Up and running. Gasket I made over the timing cover to head is holding and show no signs of seepage. I couldnt get the factory head gasket to stay, so ended up every so carefully cutting it at where it meets the block.Cleaned the piss out of it so would hold a seal.
Like I said in earlier post, its for the area over the chain, and has no real "head gasket" effect other then its part of the head gasket. No seepage anywhere so far, and exhaust smells normal and coolant hasnt gone done any so dosent appear the farther back portion of the head gasket was damaged either. Lifters didnt need 20 min to pump back up, no rattle at all now. 
The old chain was stretched as well as the lower 1/4 plastic cover of the guide missing. If yours is rattling on startup only for a second or two, there ya go. There was no evidence of damage to the water jacket on the cover, but I imagine if it was to have kept going the way it was, it was gonna start damage there, or jump a tooth. 
Little note...Behind the chain tensioner is a very small oil port. Take the oil filter off, and spray that port with carb cleaner with the little red plastic sprayer attached, hit that up with compressed air. Do it till you see cleaner coming out where the filter is...That port comes directly to the filter, and keeps your tensioner pumped up. If it gets clogged, takes it longer to work on start up, and thats when you can knock off those plastic covers to the guide. Make sure to refill filter with oil before installing, to "prime it". Also fill oil pump, rotate a few turns to prime it, then top it off with oil before installing. Make sure you put the oil pump back in right, (half moon shaped end facing right direction) cuz if your even one crank tooth off on it from being perfect with the distributor you wont be at real TDC, and you wont have enough turn on the distributor to properly time it.
I got my timing kit at rockauto online. Their rock house brand. 74 bucks I think. Complete kit, seals and all. Was very suprized to see on the box of the chain and tensioner made in japan....Mucho better then made in china. 
Replaced the water pump as well, didnt do the thermo as I just did that a month ago, and replaced the fan clutch. It had some pretty good wobble in it. 
All parts were bought at above stated online store, and cost me about 150 bucks for everything with shipping. Dont mess around with that red/orange permatex, go get the permatex "the right stuff" gasket maker. Never had that stuff leak on ever.


----------



## Grug (Aug 20, 2009)

Hey...good on ya'! 

Glad to hear it worked out. I've heard that priming the oil pump and fitting it back in place is a bit of a bear (again, not speaking from personal experience). Have also heard that cleaning out that galley between the tensioner and the oil filter is real important when you do the whole job.

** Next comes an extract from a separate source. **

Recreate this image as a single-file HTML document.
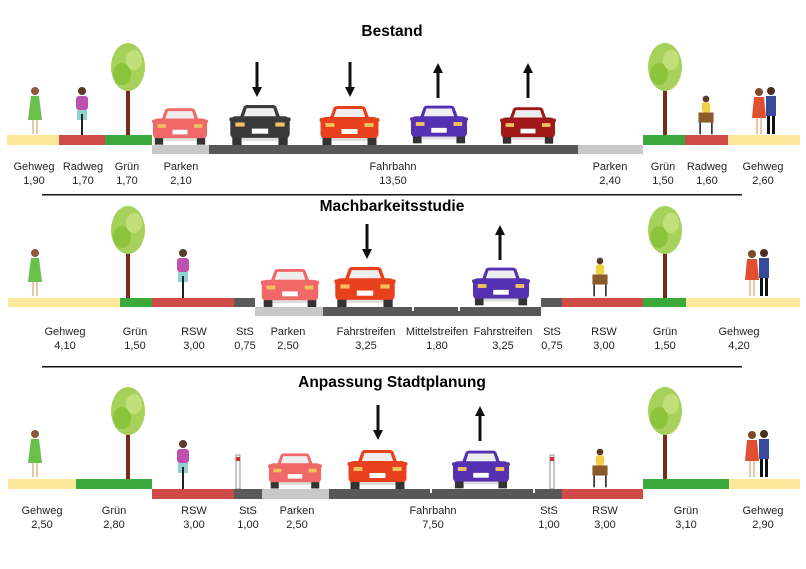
<!DOCTYPE html>
<html><head><meta charset="utf-8"><style>
html,body{margin:0;padding:0;background:#fff}
svg{display:block}
text{font-family:"Liberation Sans",sans-serif;font-size:11px;fill:#222;text-anchor:middle}
.t{font-size:15.5px;font-weight:bold;fill:#000}
</style></head><body>
<svg width="806" height="569" viewBox="0 0 806 569" xmlns="http://www.w3.org/2000/svg">
<defs>
<symbol id="car" viewBox="0 0 60 40" overflow="visible">
<path d="M10 14 L14 3 Q15 1 18 1 L42 1 Q45 1 46 3 L50 14 Z" fill="currentColor"/>
<path d="M14 13 L17 4 L43 4 L46 13 Z" fill="#eee"/>
<rect x="1" y="12" width="58" height="22" rx="5" fill="currentColor"/>
<rect x="0" y="13" width="6" height="4" rx="2" fill="currentColor"/>
<rect x="54" y="13" width="6" height="4" rx="2" fill="currentColor"/>
<rect x="6" y="18" width="9" height="4" fill="#f3c060"/>
<rect x="45" y="18" width="9" height="4" fill="#f3c060"/>
<rect x="22" y="24" width="16" height="5" fill="#fff"/>
<rect x="3" y="33" width="9" height="7" fill="#333"/>
<rect x="48" y="33" width="9" height="7" fill="#333"/>
<rect x="12" y="33" width="36" height="3" fill="#ddd"/>
</symbol>
<symbol id="tree" viewBox="0 0 40 95" overflow="visible">
<rect x="18" y="35" width="4" height="60" fill="#7a2a1a"/>
<ellipse cx="20" cy="25" rx="17" ry="24" fill="#a6d15a"/>
<ellipse cx="14" cy="32" rx="9" ry="11" fill="#8cc33d"/>
<ellipse cx="26" cy="18" rx="8" ry="10" fill="#c2e07a"/>
</symbol>
<symbol id="woman" viewBox="0 0 16 50" overflow="visible">
<circle cx="8" cy="5" r="4" fill="#8a5a3a"/>
<path d="M4 10 L12 10 L15 34 L1 34 Z" fill="#6ac04a"/>
<rect x="5" y="34" width="2" height="14" fill="#e8c8a8"/>
<rect x="9" y="34" width="2" height="14" fill="#e8c8a8"/>
</symbol>
<symbol id="cyc" viewBox="0 0 20 50" overflow="visible">
<circle cx="10" cy="5" r="4" fill="#5a3a2a"/>
<rect x="4" y="10" width="12" height="14" rx="3" fill="#c050b0"/>
<rect x="5" y="24" width="10" height="10" fill="#8fd0d0"/>
<rect x="9" y="28" width="2" height="22" fill="#222"/>
</symbol>
<symbol id="cyc2" viewBox="0 0 24 50" overflow="visible">
<circle cx="12" cy="6" r="4" fill="#5a3a2a"/>
<rect x="7" y="10" width="10" height="12" rx="3" fill="#f0d040"/>
<rect x="3" y="22" width="18" height="12" fill="#8a5a2a"/>
<rect x="4" y="34" width="2" height="14" fill="#333"/>
<rect x="18" y="34" width="2" height="14" fill="#333"/>
</symbol>
<symbol id="couple" viewBox="0 0 30 50" overflow="visible">
<circle cx="9" cy="6" r="4" fill="#7a4a2a"/>
<path d="M4 11 L14 11 L16 32 L2 32 Z" fill="#e05030"/>
<rect x="6" y="32" width="2" height="16" fill="#e8c8a8"/>
<rect x="10" y="32" width="2" height="16" fill="#e8c8a8"/>
<circle cx="21" cy="5" r="4" fill="#4a3020"/>
<rect x="16" y="10" width="10" height="20" fill="#3a4a9a"/>
<rect x="17" y="30" width="3" height="18" fill="#111"/>
<rect x="22" y="30" width="3" height="18" fill="#111"/>
</symbol>
<symbol id="dn" viewBox="0 0 10 36" overflow="visible"><rect x="3.5" y="0" width="3" height="27" fill="#111"/><path d="M0 25 L10 25 L5 35 Z" fill="#111"/></symbol>
<symbol id="up" viewBox="0 0 10 36" overflow="visible"><rect x="3.5" y="9" width="3" height="27" fill="#111"/><path d="M0 11 L10 11 L5 1 Z" fill="#111"/></symbol>
</defs>

<!-- titles -->
<text class="t" x="392" y="36">Bestand</text>
<text class="t" x="392" y="211">Machbarkeitsstudie</text>
<text class="t" x="392" y="387">Anpassung Stadtplanung</text>
<rect x="42" y="194" width="700" height="1.5" fill="#111"/>
<rect x="42" y="366" width="700" height="1.5" fill="#111"/>

<!-- ROW 1 -->
<use href="#tree" x="108" y="42" width="40" height="95"/>
<use href="#tree" x="645" y="42" width="40" height="95"/>
<use href="#woman" x="27" y="86" width="16" height="50"/>
<use href="#cyc" x="72" y="86" width="20" height="50"/>
<use href="#cyc2" x="694" y="94" width="24" height="42"/>
<use href="#couple" x="750" y="86" width="30" height="50"/>
<use href="#dn" x="252" y="62" width="10" height="36"/>
<use href="#dn" x="345" y="62" width="10" height="36"/>
<use href="#up" x="433" y="62" width="10" height="36"/>
<use href="#up" x="523" y="62" width="10" height="36"/>
<use href="#car" x="152" y="107" width="56" height="38" style="color:#f06868"/>
<use href="#car" x="228" y="104" width="64" height="41" style="color:#3a3a3a"/>
<use href="#car" x="317" y="105" width="65" height="40" style="color:#e8401c"/>
<use href="#car" x="410" y="103" width="58" height="42" style="color:#5530b0"/>
<use href="#car" x="500" y="105" width="56" height="40" style="color:#a01818"/>
<rect x="7" y="135" width="52" height="10" fill="#fbe89a"/>
<rect x="59" y="135" width="46" height="10" fill="#d04a48"/>
<rect x="105" y="135" width="47" height="10" fill="#3aa83a"/>
<rect x="152" y="145" width="57" height="9" fill="#c8c8c8"/>
<rect x="209" y="145" width="369" height="9" fill="#585858"/>
<rect x="578" y="145" width="65" height="9" fill="#c8c8c8"/>
<rect x="643" y="135" width="42" height="10" fill="#3aa83a"/>
<rect x="685" y="135" width="43" height="10" fill="#d04a48"/>
<rect x="728" y="135" width="72" height="10" fill="#fbe89a"/>
<g>
<text x="34" y="170">Gehweg</text><text x="34" y="184">1,90</text>
<text x="83" y="170">Radweg</text><text x="83" y="184">1,70</text>
<text x="127" y="170">Grün</text><text x="127" y="184">1,70</text>
<text x="181" y="170">Parken</text><text x="181" y="184">2,10</text>
<text x="393" y="170">Fahrbahn</text><text x="393" y="184">13,50</text>
<text x="610" y="170">Parken</text><text x="610" y="184">2,40</text>
<text x="663" y="170">Grün</text><text x="663" y="184">1,50</text>
<text x="707" y="170">Radweg</text><text x="707" y="184">1,60</text>
<text x="763" y="170">Gehweg</text><text x="763" y="184">2,60</text>
</g>

<!-- ROW 2 -->
<use href="#tree" x="108" y="205" width="40" height="95"/>
<use href="#tree" x="645" y="205" width="40" height="95"/>
<use href="#woman" x="27" y="248" width="16" height="50"/>
<use href="#cyc" x="173" y="248" width="20" height="50"/>
<use href="#cyc2" x="588" y="256" width="24" height="42"/>
<use href="#couple" x="743" y="248" width="30" height="50"/>
<use href="#dn" x="362" y="224" width="10" height="36"/>
<use href="#up" x="495" y="224" width="10" height="36"/>
<use href="#car" x="260" y="268" width="60" height="39" style="color:#f06868"/>
<use href="#car" x="333" y="266" width="64" height="41" style="color:#e8401c"/>
<use href="#car" x="472" y="265" width="58" height="42" style="color:#5530b0"/>
<rect x="8" y="298" width="112" height="9" fill="#fbe89a"/>
<rect x="120" y="298" width="32" height="9" fill="#3aa83a"/>
<rect x="152" y="298" width="82" height="9" fill="#d04a48"/>
<rect x="234" y="298" width="21" height="9" fill="#5a5a5a"/>
<rect x="255" y="307" width="68" height="9" fill="#c8c8c8"/>
<rect x="323" y="307" width="218" height="9" fill="#585858"/>
<rect x="412" y="307" width="2" height="4" fill="#fff"/>
<rect x="458" y="307" width="2" height="4" fill="#fff"/>
<rect x="541" y="298" width="21" height="9" fill="#5a5a5a"/>
<rect x="562" y="298" width="81" height="9" fill="#d04a48"/>
<rect x="643" y="298" width="43" height="9" fill="#3aa83a"/>
<rect x="686" y="298" width="114" height="9" fill="#fbe89a"/>
<g>
<text x="65" y="335">Gehweg</text><text x="65" y="349">4,10</text>
<text x="135" y="335">Grün</text><text x="135" y="349">1,50</text>
<text x="194" y="335">RSW</text><text x="194" y="349">3,00</text>
<text x="245" y="335">StS</text><text x="245" y="349">0,75</text>
<text x="288" y="335">Parken</text><text x="288" y="349">2,50</text>
<text x="366" y="335">Fahrstreifen</text><text x="366" y="349">3,25</text>
<text x="437" y="335">Mittelstreifen</text><text x="437" y="349">1,80</text>
<text x="503" y="335">Fahrstreifen</text><text x="503" y="349">3,25</text>
<text x="552" y="335">StS</text><text x="552" y="349">0,75</text>
<text x="604" y="335">RSW</text><text x="604" y="349">3,00</text>
<text x="665" y="335">Grün</text><text x="665" y="349">1,50</text>
<text x="739" y="335">Gehweg</text><text x="739" y="349">4,20</text>
</g>

<!-- ROW 3 -->
<use href="#tree" x="108" y="386" width="40" height="95"/>
<use href="#tree" x="645" y="386" width="40" height="95"/>
<use href="#woman" x="27" y="429" width="16" height="50"/>
<use href="#cyc" x="173" y="439" width="20" height="50"/>
<use href="#cyc2" x="588" y="447" width="24" height="42"/>
<use href="#couple" x="743" y="429" width="30" height="50"/>
<rect x="236" y="455" width="4" height="34" fill="#fff" stroke="#777" stroke-width="0.8"/>
<rect x="236" y="457" width="4" height="4" fill="#d03030"/>
<rect x="550" y="455" width="4" height="34" fill="#fff" stroke="#777" stroke-width="0.8"/>
<rect x="550" y="457" width="4" height="4" fill="#d03030"/>
<use href="#dn" x="373" y="405" width="10" height="36"/>
<use href="#up" x="475" y="405" width="10" height="36"/>
<use href="#car" x="268" y="452" width="54" height="37" style="color:#f06868"/>
<use href="#car" x="345" y="449" width="65" height="40" style="color:#e8401c"/>
<use href="#car" x="452" y="449" width="58" height="40" style="color:#5530b0"/>
<rect x="8" y="479" width="68" height="10" fill="#fbe89a"/>
<rect x="76" y="479" width="76" height="10" fill="#3aa83a"/>
<rect x="152" y="489" width="82" height="10" fill="#d04a48"/>
<rect x="234" y="489" width="28" height="10" fill="#5a5a5a"/>
<rect x="262" y="489" width="67" height="10" fill="#c8c8c8"/>
<rect x="329" y="489" width="233" height="10" fill="#585858"/>
<rect x="430" y="489" width="2" height="4" fill="#fff"/>
<rect x="533" y="489" width="2" height="4" fill="#fff"/>
<rect x="562" y="489" width="81" height="10" fill="#d04a48"/>
<rect x="643" y="479" width="86" height="10" fill="#3aa83a"/>
<rect x="729" y="479" width="71" height="10" fill="#fbe89a"/>
<g>
<text x="42" y="514">Gehweg</text><text x="42" y="528">2,50</text>
<text x="114" y="514">Grün</text><text x="114" y="528">2,80</text>
<text x="194" y="514">RSW</text><text x="194" y="528">3,00</text>
<text x="248" y="514">StS</text><text x="248" y="528">1,00</text>
<text x="297" y="514">Parken</text><text x="297" y="528">2,50</text>
<text x="433" y="514">Fahrbahn</text><text x="433" y="528">7,50</text>
<text x="549" y="514">StS</text><text x="549" y="528">1,00</text>
<text x="605" y="514">RSW</text><text x="605" y="528">3,00</text>
<text x="686" y="514">Grün</text><text x="686" y="528">3,10</text>
<text x="763" y="514">Gehweg</text><text x="763" y="528">2,90</text>
</g>
</svg>
</body></html>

And no oil leaks where the base of the timing cover mates to the oil pan? Did you use gasked maker there, too?

Man, I still haven't worked up the courage to tackle mine. I'm afraid I'd get it all apart and not be able to get it back together. The rattle drives me crazy...but I'm still a little intimidated by the whole process.

So how long do you figure it took you to do this...start to finish (be on the generous side with your estimate)?


----------



## zanegrey (Dec 5, 2005)

grug ...u are gonna mess that engine up ..

but i sell them so whenever you are ready...


----------



## murphyslaw1970 (2 mo ago)

I know this is a old post, but if you loosen 3 or so bolts on each side of oil pan and pry and break the front loose it will take the pressure off of head gasket and save it as you remove timing cover. Be Safe


----------